Start by removing the upper thermostat cover. It will be held in place by two screws. Then remove or push aside any insulation that is covering the thermostat. You will need to remove the plastic thermostat shield so you can get at the screws. It snaps on and will come off with a little manipulation. Don't damage it or cut it off, you will put it back on when your finished.
Now with the wiring to the upper element exposed, remove the two wires going to the upper element completely from the water heater. This is to disable the upper element. If we do not disable the upper element it will burn out the first time we use it. Leave the element in place as a future spare.
Now the hard part. Find the wire attaching to the lowest terminal screw on the right side of the thermostat and move it to the lowest terminal screw on the left side of the thermostat. Once you tighten the terminal screw, replace the plastic thermostat shield, put the insulation back in place and screw on the access cover.
On the top of the water heater is a junction box. Usually a single screw holds the cover in place. Here is where we wire the pigtail. Our pigtail as an 8 foot long 12 ga extension cord. we have removed the female end and stripped back the insulation before starting.
Thread the pigtail through the hole in the cover so you can put the cover to the junction box back in place. You will need to connect the green wire to the ground terminal lug in the junction box. Then using wire nuts, hook the black wire in your pigtail to the back wire in the junction box and the white wire to the red. Put the cover back on the junction box.
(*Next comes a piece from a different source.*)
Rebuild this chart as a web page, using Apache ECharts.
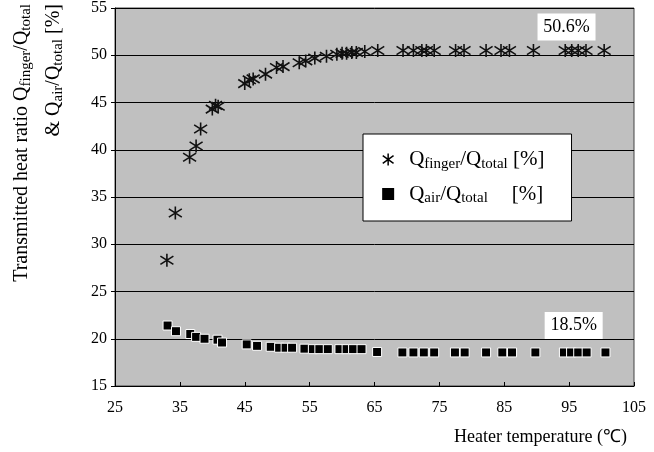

What we've done is to wire in some redundancy to the thermostats. We have wired in the thermal overload protection in the upper element and we are using both the upper and lower thermostats. In case one fails, the other will still shut everything down when the temperature rises above it's set point. All that's left is to rough set the thermostats. Set the lower thermostat for 130F and the upper thermostat for 140F. You will want to verify and fine tune the settings later when your testing out the Appleseed.